● **Exercise requirements**
From the line containing "Rebuild this diagram" through the line containing "plt.rcParams['font.family'] = ['Open", retype each line exactly; include both end lines and nothing beyond them.

● **Provided records**
┏━━

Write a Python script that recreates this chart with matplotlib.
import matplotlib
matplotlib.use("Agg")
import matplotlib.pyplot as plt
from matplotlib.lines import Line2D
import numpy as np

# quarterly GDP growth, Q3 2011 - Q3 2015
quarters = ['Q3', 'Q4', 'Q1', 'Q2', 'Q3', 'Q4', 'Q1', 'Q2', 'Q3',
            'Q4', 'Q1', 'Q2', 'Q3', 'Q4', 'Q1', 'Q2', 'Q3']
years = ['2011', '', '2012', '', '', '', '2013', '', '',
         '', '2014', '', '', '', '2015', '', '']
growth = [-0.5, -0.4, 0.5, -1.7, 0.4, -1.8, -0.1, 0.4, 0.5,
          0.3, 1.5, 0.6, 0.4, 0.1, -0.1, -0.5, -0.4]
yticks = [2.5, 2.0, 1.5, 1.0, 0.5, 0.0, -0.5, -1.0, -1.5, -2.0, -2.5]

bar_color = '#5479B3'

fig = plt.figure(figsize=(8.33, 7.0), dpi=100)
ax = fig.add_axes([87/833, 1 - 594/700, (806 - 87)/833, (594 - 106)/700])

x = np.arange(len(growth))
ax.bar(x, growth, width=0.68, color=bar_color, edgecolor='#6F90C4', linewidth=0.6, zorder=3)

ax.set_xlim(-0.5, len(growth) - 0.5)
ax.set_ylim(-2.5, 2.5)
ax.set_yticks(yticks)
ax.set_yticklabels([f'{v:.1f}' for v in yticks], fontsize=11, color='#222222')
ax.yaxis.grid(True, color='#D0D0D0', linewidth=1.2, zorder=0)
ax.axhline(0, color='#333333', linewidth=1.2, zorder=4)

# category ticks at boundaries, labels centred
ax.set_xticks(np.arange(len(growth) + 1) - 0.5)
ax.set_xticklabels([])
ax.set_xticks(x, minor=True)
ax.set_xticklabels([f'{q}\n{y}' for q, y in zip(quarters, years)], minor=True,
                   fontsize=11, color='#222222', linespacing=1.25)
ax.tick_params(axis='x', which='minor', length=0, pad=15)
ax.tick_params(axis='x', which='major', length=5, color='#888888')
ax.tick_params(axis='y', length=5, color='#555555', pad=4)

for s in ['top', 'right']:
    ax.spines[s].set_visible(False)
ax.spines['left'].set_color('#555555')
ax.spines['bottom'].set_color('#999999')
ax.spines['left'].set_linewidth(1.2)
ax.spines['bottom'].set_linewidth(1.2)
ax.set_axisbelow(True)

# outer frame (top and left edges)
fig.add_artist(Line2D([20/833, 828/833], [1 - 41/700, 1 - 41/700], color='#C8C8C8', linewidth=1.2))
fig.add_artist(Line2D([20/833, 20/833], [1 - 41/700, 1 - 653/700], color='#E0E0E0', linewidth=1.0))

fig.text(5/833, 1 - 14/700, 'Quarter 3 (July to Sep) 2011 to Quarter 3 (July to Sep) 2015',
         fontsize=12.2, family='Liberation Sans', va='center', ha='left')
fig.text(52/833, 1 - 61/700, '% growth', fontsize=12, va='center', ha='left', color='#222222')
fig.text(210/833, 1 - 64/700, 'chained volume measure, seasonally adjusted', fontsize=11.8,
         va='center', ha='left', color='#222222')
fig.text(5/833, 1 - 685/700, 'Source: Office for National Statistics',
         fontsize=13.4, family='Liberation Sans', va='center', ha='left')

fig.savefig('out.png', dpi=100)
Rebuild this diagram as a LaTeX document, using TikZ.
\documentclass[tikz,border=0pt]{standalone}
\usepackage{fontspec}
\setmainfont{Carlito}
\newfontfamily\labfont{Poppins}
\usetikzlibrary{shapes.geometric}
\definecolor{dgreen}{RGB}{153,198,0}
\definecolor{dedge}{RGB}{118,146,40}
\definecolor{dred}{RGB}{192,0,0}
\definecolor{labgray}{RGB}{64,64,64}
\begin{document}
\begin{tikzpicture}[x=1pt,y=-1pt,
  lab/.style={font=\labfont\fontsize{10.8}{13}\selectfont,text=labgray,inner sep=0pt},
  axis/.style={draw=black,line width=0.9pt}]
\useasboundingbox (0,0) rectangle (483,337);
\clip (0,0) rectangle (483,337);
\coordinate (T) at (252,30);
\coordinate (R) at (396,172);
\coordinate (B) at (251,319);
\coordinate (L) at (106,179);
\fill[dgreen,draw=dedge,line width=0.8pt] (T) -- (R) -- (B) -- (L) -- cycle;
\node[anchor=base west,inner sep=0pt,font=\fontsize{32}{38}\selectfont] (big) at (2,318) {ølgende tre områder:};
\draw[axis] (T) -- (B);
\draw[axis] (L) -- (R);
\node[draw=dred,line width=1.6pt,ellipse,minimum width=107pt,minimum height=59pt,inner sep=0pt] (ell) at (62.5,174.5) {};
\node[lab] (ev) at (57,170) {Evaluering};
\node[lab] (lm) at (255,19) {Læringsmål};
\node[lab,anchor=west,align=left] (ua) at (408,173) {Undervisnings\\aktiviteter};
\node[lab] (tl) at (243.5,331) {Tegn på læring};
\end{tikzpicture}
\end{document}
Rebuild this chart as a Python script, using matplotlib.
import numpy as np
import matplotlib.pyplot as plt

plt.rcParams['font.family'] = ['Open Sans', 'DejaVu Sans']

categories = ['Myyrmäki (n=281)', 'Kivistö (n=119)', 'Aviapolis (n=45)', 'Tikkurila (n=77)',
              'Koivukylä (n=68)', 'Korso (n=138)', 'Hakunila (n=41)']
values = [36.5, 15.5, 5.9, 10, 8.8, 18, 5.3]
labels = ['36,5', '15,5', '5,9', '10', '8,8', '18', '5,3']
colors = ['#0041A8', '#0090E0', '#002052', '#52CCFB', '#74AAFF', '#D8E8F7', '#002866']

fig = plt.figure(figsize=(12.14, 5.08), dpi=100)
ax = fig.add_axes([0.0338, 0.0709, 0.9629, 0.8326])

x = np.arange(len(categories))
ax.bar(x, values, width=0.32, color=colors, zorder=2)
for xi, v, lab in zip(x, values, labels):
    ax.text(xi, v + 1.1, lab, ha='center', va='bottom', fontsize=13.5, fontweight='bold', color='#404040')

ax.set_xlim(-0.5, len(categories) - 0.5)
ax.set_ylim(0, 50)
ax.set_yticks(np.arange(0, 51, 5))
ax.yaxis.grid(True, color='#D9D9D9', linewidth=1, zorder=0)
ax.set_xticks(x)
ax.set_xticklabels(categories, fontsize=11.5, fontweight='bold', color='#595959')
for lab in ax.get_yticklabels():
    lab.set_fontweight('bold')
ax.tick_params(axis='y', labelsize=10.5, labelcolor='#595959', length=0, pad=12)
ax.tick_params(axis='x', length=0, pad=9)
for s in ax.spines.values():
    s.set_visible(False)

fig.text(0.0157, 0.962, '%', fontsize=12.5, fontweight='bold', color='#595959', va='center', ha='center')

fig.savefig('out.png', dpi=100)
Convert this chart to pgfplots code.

┗━━

● **Response below**
Rebuild this diagram as a LaTeX document, using TikZ.
\documentclass[tikz,border=0pt]{standalone}
\usepackage{fontspec}
\setmainfont{Carlito}
\newfontfamily\labfont{Poppins}
\usetikzlibrary{shapes.geometric}
\definecolor{dgreen}{RGB}{153,198,0}
\definecolor{dedge}{RGB}{118,146,40}
\definecolor{dred}{RGB}{192,0,0}
\definecolor{labgray}{RGB}{64,64,64}
\begin{document}
\begin{tikzpicture}[x=1pt,y=-1pt,
  lab/.style={font=\labfont\fontsize{10.8}{13}\selectfont,text=labgray,inner sep=0pt},
  axis/.style={draw=black,line width=0.9pt}]
\useasboundingbox (0,0) rectangle (483,337);
\clip (0,0) rectangle (483,337);
\coordinate (T) at (252,30);
\coordinate (R) at (396,172);
\coordinate (B) at (251,319);
\coordinate (L) at (106,179);
\fill[dgreen,draw=dedge,line width=0.8pt] (T) -- (R) -- (B) -- (L) -- cycle;
\node[anchor=base west,inner sep=0pt,font=\fontsize{32}{38}\selectfont] (big) at (2,318) {ølgende tre områder:};
\draw[axis] (T) -- (B);
\draw[axis] (L) -- (R);
\node[draw=dred,line width=1.6pt,ellipse,minimum width=107pt,minimum height=59pt,inner sep=0pt] (ell) at (62.5,174.5) {};
\node[lab] (ev) at (57,170) {Evaluering};
\node[lab] (lm) at (255,19) {Læringsmål};
\node[lab,anchor=west,align=left] (ua) at (408,173) {Undervisnings\\aktiviteter};
\node[lab] (tl) at (243.5,331) {Tegn på læring};
\end{tikzpicture}
\end{document}
Rebuild this chart as a Python script, using matplotlib.
import numpy as np
import matplotlib.pyplot as plt

plt.rcParams['font.family'] = ['Open Sans', 'DejaVu Sans']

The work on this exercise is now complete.